Print, word for word, every line from the beginning of the listing up to and including the line with "plt.rcParams['font.family'] = ['Liberation". Pictures are to be excluded.

++++ Data block

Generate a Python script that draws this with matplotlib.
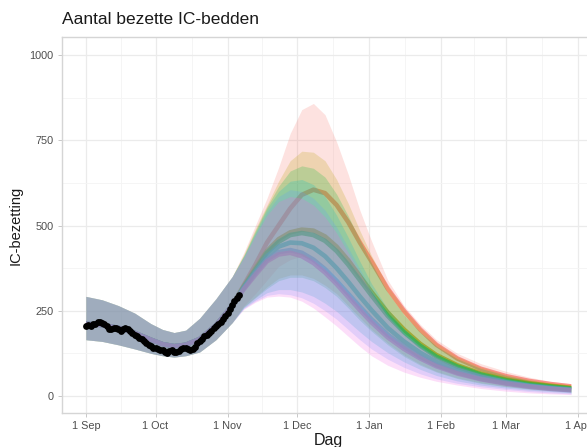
import matplotlib
matplotlib.use("Agg")
import matplotlib.pyplot as plt
import numpy as np
import pandas as pd

plt.rcParams['font.family'] = ['Liberation Sans', 'DejaVu Sans']

# ---------------- data ----------------
obs_start = "2020-09-01"
obs_values = [205, 207, 204, 210, 212, 216, 218, 215, 212, 205,
              195, 197, 200, 199, 195, 192, 197, 200, 196, 190,
              186, 180, 175, 170, 166, 160, 155, 150, 146, 142,
              140, 138, 135, 136, 130, 127, 132, 136, 130, 128,
              132, 137, 140, 142, 138, 134, 137, 145, 155, 162,
              168, 175, 180, 185, 190, 198, 205, 212, 218, 225,
              235, 243, 255, 268, 278, 287, 295]

hist_dates = ["2020-09-01", "2020-09-08", "2020-09-15", "2020-09-22", "2020-09-29",
              "2020-10-04", "2020-10-09", "2020-10-14", "2020-10-20", "2020-10-27",
              "2020-11-03"]
hist_med = [212, 208, 200, 185, 165, 152, 146, 150, 167, 207, 265]
hist_lo = [165, 160, 150, 138, 125, 118, 114, 118, 129, 165, 215]
hist_hi = [292, 282, 265, 243, 212, 195, 186, 193, 228, 285, 350]

fc_dates = ["2020-11-08", "2020-11-13", "2020-11-18", "2020-11-23", "2020-11-28",
            "2020-12-03", "2020-12-08", "2020-12-13", "2020-12-18", "2020-12-23",
            "2020-12-28", "2021-01-02", "2021-01-09", "2021-01-16", "2021-01-23",
            "2021-01-30", "2021-02-08", "2021-02-18", "2021-03-01", "2021-03-11",
            "2021-03-20", "2021-03-29"]

red_med = [325, 385, 450, 500, 550, 590, 605, 595, 560, 510, 450, 395, 315, 250, 195, 150, 110, 80, 58, 44, 35, 28]
red_hi = [420, 500, 580, 670, 770, 840, 858, 825, 745, 650, 545, 455, 340, 265, 210, 165, 125, 95, 72, 55, 43, 36]
red_lo = [265, 300, 340, 380, 400, 410, 400, 380, 350, 310, 270, 230, 185, 145, 110, 85, 62, 45, 32, 24, 18, 14]

olive_med = [322, 375, 425, 460, 480, 488, 485, 468, 438, 398, 352, 305, 245, 195, 153, 120, 90, 66, 48, 37, 30, 24]
olive_hi = [415, 490, 560, 630, 690, 718, 715, 690, 635, 565, 485, 412, 322, 255, 200, 155, 115, 85, 62, 48, 39, 32]
olive_lo = [262, 290, 320, 345, 355, 355, 345, 325, 300, 265, 230, 195, 155, 120, 93, 72, 53, 39, 28, 21, 16, 12]

green_med = [320, 370, 420, 452, 472, 478, 472, 455, 425, 385, 340, 295, 235, 187, 147, 115, 86, 63, 46, 35, 28, 22]
green_hi = [412, 485, 555, 615, 660, 675, 668, 642, 592, 528, 458, 390, 303, 238, 187, 146, 109, 81, 60, 46, 37, 30]
green_lo = [260, 288, 315, 338, 348, 348, 338, 318, 292, 258, 222, 190, 150, 116, 90, 70, 51, 37, 27, 20, 15, 11]

cyan_med = [318, 365, 410, 438, 450, 448, 435, 410, 375, 335, 292, 252, 200, 160, 127, 100, 76, 56, 41, 31, 25, 20]
cyan_hi = [410, 480, 550, 600, 630, 635, 620, 585, 530, 465, 395, 330, 255, 197, 155, 122, 93, 70, 52, 40, 33, 27]
cyan_lo = [258, 282, 303, 312, 312, 305, 292, 272, 248, 218, 188, 160, 127, 100, 78, 60, 44, 32, 23, 17, 13, 9]

blue_med = [315, 360, 400, 422, 428, 420, 400, 372, 338, 300, 262, 225, 180, 145, 115, 91, 69, 51, 38, 29, 23, 18]
blue_hi = [408, 475, 540, 585, 605, 600, 580, 545, 495, 435, 372, 312, 240, 186, 147, 116, 88, 66, 49, 38, 31, 26]
blue_lo = [256, 278, 295, 300, 297, 288, 272, 250, 225, 195, 165, 138, 108, 84, 65, 50, 37, 27, 19, 13, 9, 6]

mag_med = [313, 355, 395, 415, 420, 410, 390, 362, 328, 290, 252, 216, 172, 138, 110, 87, 66, 49, 36, 27, 21, 17]
mag_hi = [405, 470, 530, 570, 585, 580, 560, 525, 478, 420, 360, 302, 232, 180, 142, 112, 85, 64, 48, 37, 30, 25]
mag_lo = [254, 275, 290, 293, 290, 278, 258, 232, 205, 175, 145, 118, 90, 70, 55, 43, 32, 22, 14, 9, 6, 4]

scenario_colors = ["#F8766D", "#B79F00", "#00BA38", "#00BFC4", "#619CFF", "#F564E3"]
scenarios = [
    (red_med, red_lo, red_hi),
    (olive_med, olive_lo, olive_hi),
    (green_med, green_lo, green_hi),
    (cyan_med, cyan_lo, cyan_hi),
    (blue_med, blue_lo, blue_hi),
    (mag_med, mag_lo, mag_hi),
]

x_ticks = ["2020-09-01", "2020-10-01", "2020-11-01", "2020-12-01", "2021-01-01",
           "2021-02-01", "2021-03-01", "2021-04-01"]
x_ticklabels = ["1 Sep", "1 Oct", "1 Nov", "1 Dec", "1 Jan", "1 Feb", "1 Mar", "1 Apr"]
y_ticks = [0, 250, 500, 750, 1000]

# ---------------- figure ----------------
W, H = 587, 447
fig = plt.figure(figsize=(W / 100, H / 100), dpi=100)
left_px, right_px, top_px, bottom_px = 62, 595, 37, 413
ax = fig.add_axes([left_px / W, 1 - bottom_px / H, (right_px - left_px) / W, (bottom_px - top_px) / H])

dates_all = pd.to_datetime(hist_dates + fc_dates)
for (med, lo, hi), col in zip(scenarios, scenario_colors):
    ax.plot(dates_all, hist_med + med, color=col, lw=3.3, alpha=0.75, zorder=2,
            solid_capstyle='butt', solid_joinstyle='round')
for (med, lo, hi), col in zip(scenarios, scenario_colors):
    ax.fill_between(dates_all, hist_lo + lo, hist_hi + hi, color=col, alpha=0.21,
                    lw=0, zorder=3)

obs_dates = pd.date_range(obs_start, periods=len(obs_values), freq="D")
ax.scatter(obs_dates, obs_values, s=24, color="black", zorder=5, linewidths=0)

x0 = pd.Timestamp("2020-09-01") - pd.Timedelta(days=10.3)
x1 = pd.Timestamp("2021-03-29") + pd.Timedelta(days=10.3)
ax.set_xlim(x0, x1)
ax.set_ylim(-50, 1053)

xt = pd.to_datetime(x_ticks)
ax.set_xticks(xt)
ax.set_xticklabels(x_ticklabels)
minor_x = [xt[i] + (xt[i + 1] - xt[i]) / 2 for i in range(len(xt) - 1)]
ax.set_xticks(minor_x, minor=True)
ax.set_yticks(y_ticks)
ax.set_yticks([125, 375, 625, 875], minor=True)

ax.grid(True, which='major', color='#EBEBEB', lw=0.9, zorder=0)
ax.grid(True, which='minor', color='#F4F4F4', lw=0.6, zorder=0)
ax.set_axisbelow(True)
for s in ax.spines.values():
    s.set_color('#D5D5D5')
    s.set_linewidth(1.0)

ax.tick_params(axis='both', which='major', length=3, width=0.7, color='#C8C8C8',
               labelsize=7.8, labelcolor='#4D4D4D', pad=3)
ax.tick_params(axis='both', which='minor', length=0)

ax.set_xlabel("Dag", fontsize=11.5, color='#1A1A1A', labelpad=1)
ax.set_ylabel("IC-bezetting", fontsize=10.5, color='#1A1A1A', labelpad=5)
fig.text(left_px / W, 1 - 20 / H, "Aantal bezette IC-bedden", fontsize=12.5,
         color='#1A1A1A', ha='left', va='center')

fig.savefig("out.png", dpi=100)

++++++++

> _Response to the exercise_
Generate a Python script that draws this with matplotlib.
import matplotlib
matplotlib.use("Agg")
import matplotlib.pyplot as plt
import numpy as np
import pandas as pd

plt.rcParams['font.family'] = ['Liberation Sans', 'DejaVu Sans']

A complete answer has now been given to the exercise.